9. De rechtbank ziet aanleiding om verweerder te veroordelen in de door eiser gemaakte proceskosten in bezwaar en beroep. Op grond van het Besluit proceskosten bestuursrecht stelt de rechtbank de kosten voor de door een derde beroepsmatig verleende rechtsbijstand vast op € 1.960 (1 punt voor het indienen van het bezwaarschrift, 1 punt voor het verschijnen op de hoorzitting, 1 punt voor het indienen van het beroepschrift, 1 punt voor het verschijnen ter zitting met een waarde per punt van € 490 en een wegingsfactor 1).
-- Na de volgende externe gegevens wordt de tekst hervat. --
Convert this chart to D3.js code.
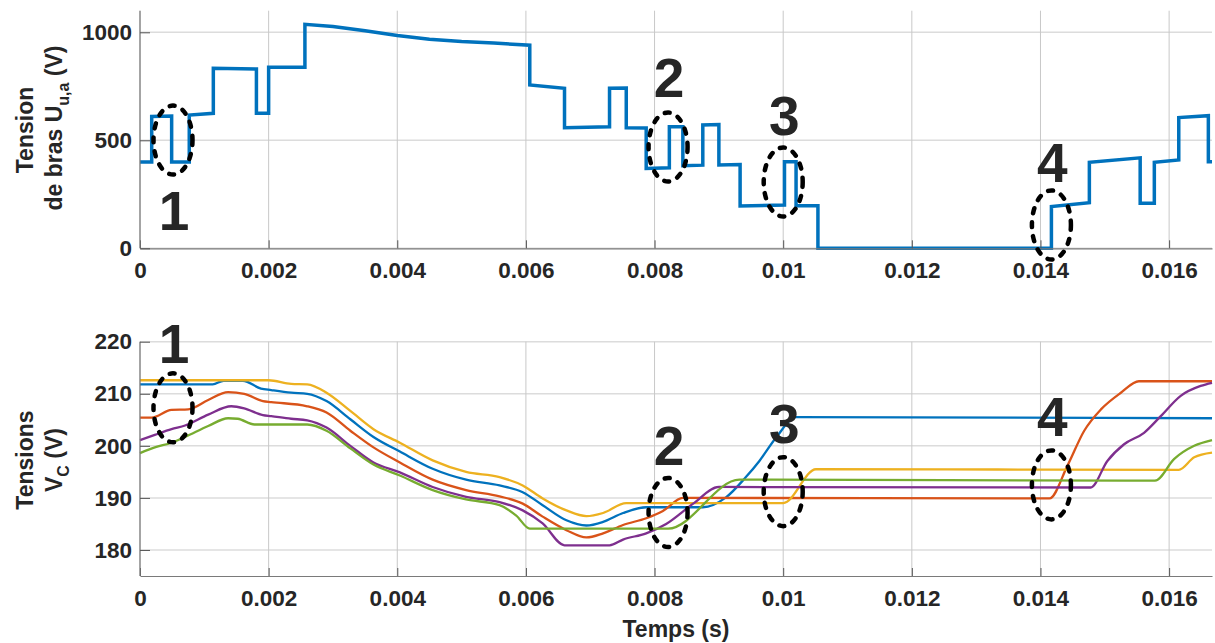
<!DOCTYPE html>
<html>
<head>
<meta charset="utf-8">
<script src="https://cdn.jsdelivr.net/npm/d3@7/dist/d3.min.js"></script>
<style>
  html, body { margin: 0; padding: 0; background: #fff; }
  svg { display: block; }
  text { font-family: "Liberation Sans", Arial, Helvetica, sans-serif; font-weight: bold; fill: #262626; }
</style>
</head>
<body>
<svg id="chart" width="1215" height="643"></svg>
<script>
// ---------------- DATA ----------------
const xTicks = [0, 0.002, 0.004, 0.006, 0.008, 0.010, 0.012, 0.014, 0.016];
const xTickLabels = ["0", "0.002", "0.004", "0.006", "0.008", "0.01", "0.012", "0.014", "0.016"];
const topYTicks = [0, 500, 1000];
const topYTickLabels = ["0", "500", "1000"];
const botYTicks = [180, 190, 200, 210, 220];
const botYTickLabels = ["180", "190", "200", "210", "220"];

// Arm voltage U_u,a (s, V)
const armT = [0, 0.000182, 0.000182, 0.000492, 0.000492, 0.000766, 0.000766, 0.00114, 0.00114, 0.00181, 0.00181, 0.0020, 0.0020, 0.002564, 0.002564,
  0.0030, 0.0035, 0.0040, 0.0045, 0.0050, 0.0055, 0.00606, 0.00606, 0.0066, 0.0066, 0.0073, 0.0073, 0.00756, 0.00756, 0.00787, 0.00787,
  0.00823, 0.00823, 0.00844, 0.00844, 0.00875, 0.00875, 0.0090, 0.0090, 0.00933, 0.00933, 0.01002, 0.01002, 0.0102, 0.0102, 0.01054, 0.01054,
  0.01417, 0.01417, 0.01476, 0.01476, 0.01555, 0.01555, 0.01577, 0.01577, 0.01615, 0.01615, 0.01661, 0.01661, 0.016667];
const armV = [400, 400, 610, 612, 400, 400, 617, 625, 833, 830, 625, 625, 838, 838, 1037,
  1027, 1007, 985, 968, 957, 950, 940, 756, 741, 558, 563, 741, 742, 558, 557, 370,
  373, 563, 563, 382, 385, 571, 573, 386, 388, 196, 200, 401, 401, 197, 197, 0,
  0, 193, 211, 398, 419, 208, 208, 398, 409, 605, 614, 401, 401];

// Capacitor voltages V_C (s, V)
const blueT = [0, 0.00113, 0.0013, 0.0016, 0.00188, 0.00204, 0.00235, 0.0026, 0.0029, 0.00327, 0.00363, 0.00404, 0.00455, 0.00507, 0.00559, 0.00595, 0.00626, 0.00663, 0.00694, 0.0072, 0.00751, 0.00787, 0.00875, 0.00911, 0.00942, 0.00963, 0.00989, 0.0102, 0.016667];
const blueV = [211.8, 211.8, 212.5, 212.5, 211.0, 210.7, 210.2, 210.0, 208.6, 205.1, 201.7, 198.9, 195.6, 193.5, 192.4, 191.1, 188.6, 185.7, 184.7, 185.4, 187.1, 188.2, 188.2, 190.1, 194.0, 197.1, 201.6, 205.5, 205.3];

const orangeT = [0, 0.00018, 0.00049, 0.00075, 0.00106, 0.00137, 0.00162, 0.00191, 0.00204, 0.0026, 0.0029, 0.00327, 0.00363, 0.00404, 0.00455, 0.00507, 0.00559, 0.00595, 0.00626, 0.00663, 0.00694, 0.0072, 0.00751, 0.00787, 0.00813, 0.00844, 0.01414, 0.01442, 0.01468, 0.01494, 0.01525, 0.01553, 0.016667];
const orangeV = [205.4, 205.4, 206.9, 207.0, 208.8, 210.3, 210.0, 208.6, 208.4, 207.6, 206.4, 202.9, 199.7, 196.8, 193.5, 191.5, 190.3, 188.9, 186.4, 183.8, 182.4, 183.2, 184.8, 186.1, 187.5, 190.0, 189.9, 196.2, 202.9, 207.0, 210.2, 212.4, 212.4];

const yellowT = [0, 0.0020, 0.00235, 0.0026, 0.0029, 0.00327, 0.00363, 0.00404, 0.00455, 0.00507, 0.00559, 0.00595, 0.00626, 0.00663, 0.00694, 0.0072, 0.00756, 0.0100, 0.01051, 0.01615, 0.01639, 0.016667];
const yellowV = [212.6, 212.6, 211.9, 211.8, 210.2, 206.7, 203.2, 200.6, 197.2, 195.0, 194.0, 192.4, 189.9, 187.6, 186.5, 187.1, 189.0, 189.0, 195.5, 195.4, 197.8, 198.7];

const purpleT = [0, 0.00023, 0.00049, 0.0007, 0.00106, 0.00142, 0.00162, 0.00191, 0.00204, 0.00235, 0.0026, 0.0029, 0.00327, 0.00363, 0.00404, 0.00455, 0.00507, 0.00559, 0.00595, 0.00626, 0.0066, 0.0073, 0.00751, 0.00787, 0.00818, 0.0086, 0.0090, 0.01478, 0.01504, 0.0153, 0.01561, 0.01587, 0.01618, 0.01649, 0.016667];
const purpleV = [201.1, 202.1, 203.2, 203.9, 206.0, 207.6, 207.2, 205.9, 205.7, 205.2, 204.9, 203.5, 200.0, 196.8, 194.9, 192.1, 190.2, 189.2, 187.6, 185.1, 180.9, 180.9, 182.0, 183.2, 185.0, 188.9, 192.1, 192.0, 197.1, 200.3, 202.5, 205.7, 209.6, 211.5, 212.1];

const greenT = [0, 0.00023, 0.00049, 0.0007, 0.00106, 0.00137, 0.00152, 0.00178, 0.0026, 0.0029, 0.00327, 0.00363, 0.00404, 0.00455, 0.00507, 0.00559, 0.00585, 0.00606, 0.00821, 0.00932, 0.01578, 0.01608, 0.01639, 0.016667];
const greenV = [198.6, 199.7, 200.6, 201.7, 203.8, 205.3, 205.2, 204.1, 204.1, 202.9, 199.5, 196.4, 194.3, 191.5, 189.7, 188.6, 186.6, 184.1, 184.1, 193.5, 193.3, 197.5, 200.0, 201.1];

const vcSeries = [
  { name: "blue", color: "#0072BD", t: blueT, v: blueV },
  { name: "orange", color: "#D95319", t: orangeT, v: orangeV },
  { name: "yellow", color: "#EDB120", t: yellowT, v: yellowV },
  { name: "purple", color: "#7E2F8E", t: purpleT, v: purpleV },
  { name: "green", color: "#77AC30", t: greenT, v: greenV }
];

// Annotations: label, ellipse centre (t, V), label baseline (t, V)
const annLabels = ["1", "2", "3", "4"];
const annT = [0.000513, 0.00821, 0.0100, 0.01417];
const annTopV = [501, 469, 307, 108];
const annTopLabelV = [85, 700, 524, 307];
const annBotV = [207.3, 187.2, 191.2, 192.5];
const annBotLabelV = [215.9, 196.4, 200.6, 201.9];

// ---------------- LAYOUT ----------------
const svg = d3.select("#chart");
const x0 = 140, x1 = 1212;
const x = d3.scaleLinear().domain([0, 1 / 60]).range([x0, x1]);
const yTop = d3.scaleLinear().domain([0, 1100]).range([248.3, 10.7]);
const yBot = d3.scaleLinear().domain([175, 220]).range([576, 341.7]);

function drawPanel(y, yTicks, bottomY) {
  const g = svg.append("g");
  g.selectAll(".hg").data(yTicks).enter().append("line")
    .attr("x1", x0).attr("x2", x1)
    .attr("y1", d => y(d)).attr("y2", d => y(d))
    .attr("stroke", "#dcdcdc").attr("stroke-width", 1.5);
  g.selectAll(".vg").data(xTicks).enter().append("line")
    .attr("x1", d => x(d)).attr("x2", d => x(d))
    .attr("y1", y.range()[1]).attr("y2", bottomY)
    .attr("stroke", "#c8c8c8").attr("stroke-width", 1);
  return g;
}

function drawAxes(y, yTicks, yLabels, bottomY) {
  const xa = svg.append("g").attr("transform", `translate(0,${bottomY})`)
    .call(d3.axisBottom(x).tickValues(xTicks).tickFormat((d, i) => xTickLabels[i])
      .tickSizeInner(-8).tickSizeOuter(0).tickPadding(14));
  const ya = svg.append("g").attr("transform", `translate(${x0},0)`)
    .call(d3.axisLeft(y).tickValues(yTicks).tickFormat((d, i) => yLabels[i])
      .tickSizeInner(-10).tickSizeOuter(0).tickPadding(8));
  [xa, ya].forEach(a => {
    a.select(".domain").attr("stroke", "#7a7a7a").attr("stroke-width", 1.2);
    a.selectAll(".tick line").attr("stroke", "#555").attr("stroke-width", 1);
    a.selectAll(".tick text").style("font-size", "22.5px").style("font-family", "'Liberation Sans', Arial, sans-serif")
      .style("font-weight", "bold").attr("fill", "#262626");
  });
  ya.select(".domain").attr("d", `M0,${y.range()[1]}V${y.range()[0]}`);
}

// -------- top panel --------
drawPanel(yTop, topYTicks, 248.3);
const armData = armT.map((t, i) => [t, armV[i]]);
svg.append("path").datum(armData)
  .attr("fill", "none").attr("stroke", "#0072BD").attr("stroke-width", 3.5)
  .attr("stroke-linejoin", "miter")
  .attr("d", d3.line().x(d => x(d[0])).y(d => yTop(d[1])));
drawAxes(yTop, topYTicks, topYTickLabels, 248.3);

// -------- bottom panel --------
drawPanel(yBot, botYTicks, 576);
const vcLine = d3.line().x(d => x(d[0])).y(d => yBot(d[1])).curve(d3.curveMonotoneX);
vcSeries.forEach(s => {
  svg.append("path").datum(s.t.map((t, i) => [t, s.v[i]]))
    .attr("fill", "none").attr("stroke", s.color).attr("stroke-width", 2.3)
    .attr("d", vcLine);
});
drawAxes(yBot, botYTicks, botYTickLabels, 576);

// -------- annotations --------
function annotate(y, ellV, labV) {
  annLabels.forEach((lab, i) => {
    svg.append("ellipse")
      .attr("cx", x(annT[i])).attr("cy", y(ellV[i]))
      .attr("rx", 19.5).attr("ry", 34.5)
      .attr("fill", "none").attr("stroke", "#000").attr("stroke-width", 4.5)
      .attr("stroke-dasharray", "5,9").attr("stroke-linecap", "round");
    svg.append("text")
      .attr("x", x(annT[i]) + 1).attr("y", y(labV[i]))
      .attr("text-anchor", "middle").style("font-size", "55px")
      .text(lab);
  });
}
annotate(yTop, annTopV, annTopLabelV);
annotate(yBot, annBotV, annBotLabelV);

// -------- axis titles --------
svg.append("text").attr("transform", "translate(33,130) rotate(-90)")
  .attr("text-anchor", "middle").style("font-size", "23px").text("Tension");
const t2 = svg.append("text").attr("transform", "translate(62,128) rotate(-90)")
  .attr("text-anchor", "middle").style("font-size", "23px");
t2.append("tspan").text("de bras U");
t2.append("tspan").attr("dy", 7).style("font-size", "16px").text("u,a");
t2.append("tspan").attr("dy", -7).text(" (V)");

svg.append("text").attr("transform", "translate(33,460) rotate(-90)")
  .attr("text-anchor", "middle").style("font-size", "23px").text("Tensions");
const t4 = svg.append("text").attr("transform", "translate(62,460) rotate(-90)")
  .attr("text-anchor", "middle").style("font-size", "23px");
t4.append("tspan").text("V");
t4.append("tspan").attr("dy", 7).style("font-size", "16px").text("C");
t4.append("tspan").attr("dy", -7).text(" (V)");

svg.append("text").attr("x", 676).attr("y", 637)
  .attr("text-anchor", "middle").style("font-size", "23px").text("Temps (s)");
</script>
</body>
</html>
Van overige voor vergoeding in aanmerking komende kosten is niet gebleken.

Beslissing

De rechtbank:
- verklaart het beroep gegrond;
- vernietigt het bestreden besluit;
- herroept het primaire besluit voor wat betreft de score op de gedragsafspraken twee en vier alsmede het samenvattend oordeel;
- stelt de beoordeling op de gedragsafspraken twee en vier alsmede het samenvattend oordeel vast op ‘onder de norm’;
- bepaalt dat deze uitspraak in de plaats treedt van het vernietigde bestreden besluit;
- veroordeelt verweerder in de door eiser gemaakte proceskosten in bezwaar en beroep ten bedrage van € 1.960;
- bepaalt dat verweerder het door eiser betaalde griffierecht ten bedrage van € 165 aan hem vergoedt.
Deze uitspraak is gedaan door mr. M.J.P. Heijmans, rechter, in tegenwoordigheid van mr. A. Wolsink-van Veldhuizen, griffier.
De beslissing is in het openbaar uitgesproken op:
griffier
rechter
Afschrift verzonden aan partijen op:
Rechtsmiddel
Tegen deze uitspraak kan binnen zes weken na de dag van verzending daarvan hoger beroep worden ingesteld bij de Centrale Raad van Beroep. Als hoger beroep is ingesteld, kan bij de voorzieningenrechter van de hogerberoepsrechter worden verzocht om het treffen van een voorlopige voorziening of om het opheffen of wijzigen van een bij deze uitspraak getroffen voorlopige voorziening.